Ciarán O'Boyle
- Born: 22 February 1984 (age 42) Limerick, Ireland
- Height: 1.85 m (6 ft 1 in)
- Weight: 88 kg (13.9 st; 194 lb)

Rugby union career
- Position: Wing

Amateur team(s)
- Years: Team / Apps / (Points)
- Garryowen

Senior career
- Years: Team / Apps / (Points)
- 2009: Munster / 2 / (10)

= Ciarán O'Boyle =

Irish rugby union player (born 1984)

Ciarán O'Boyle (born 22 February 1984) is an Irish former rugby union player.

==Career==
O'Boyle joined the Munster academy ahead of the 2005–06 season, and progressed to a development contract with the province ahead of the 2006–07 season. In 2007, O'Boyle was part of the Garryowen team that defeated Cork Constitution 16–15 in the All-Ireland League Division 1 final.
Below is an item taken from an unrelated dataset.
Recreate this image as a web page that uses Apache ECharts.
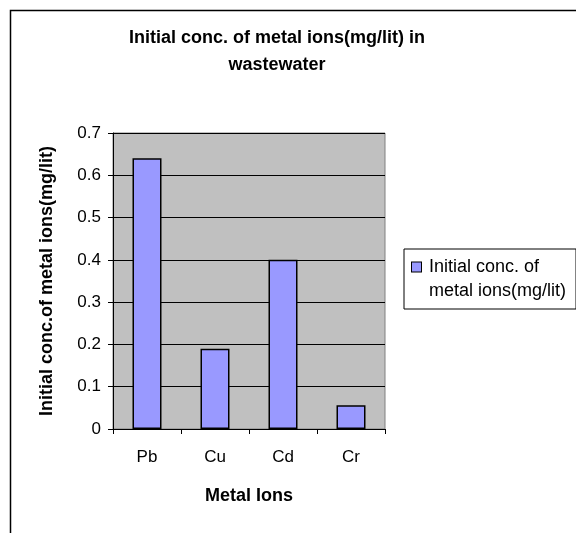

He made his senior debut for Munster in their 28–14 win against Edinburgh on 22 February 2009, with O'Boyle scoring the try that clinched a bonus-point for the province. He also scored a try for Munster during his second appearance for the province in their 20–9 win against Newport Gwent Dragons on 7 March 2009, however, he also sustained a torn hamstring during the game, ruling him out for two months. Despite this setback, O'Boyle was promoted to a full contract for the 2009–10 season, but he was released by Munster at the end of that season and returned to the amateur club scene with Garryowen.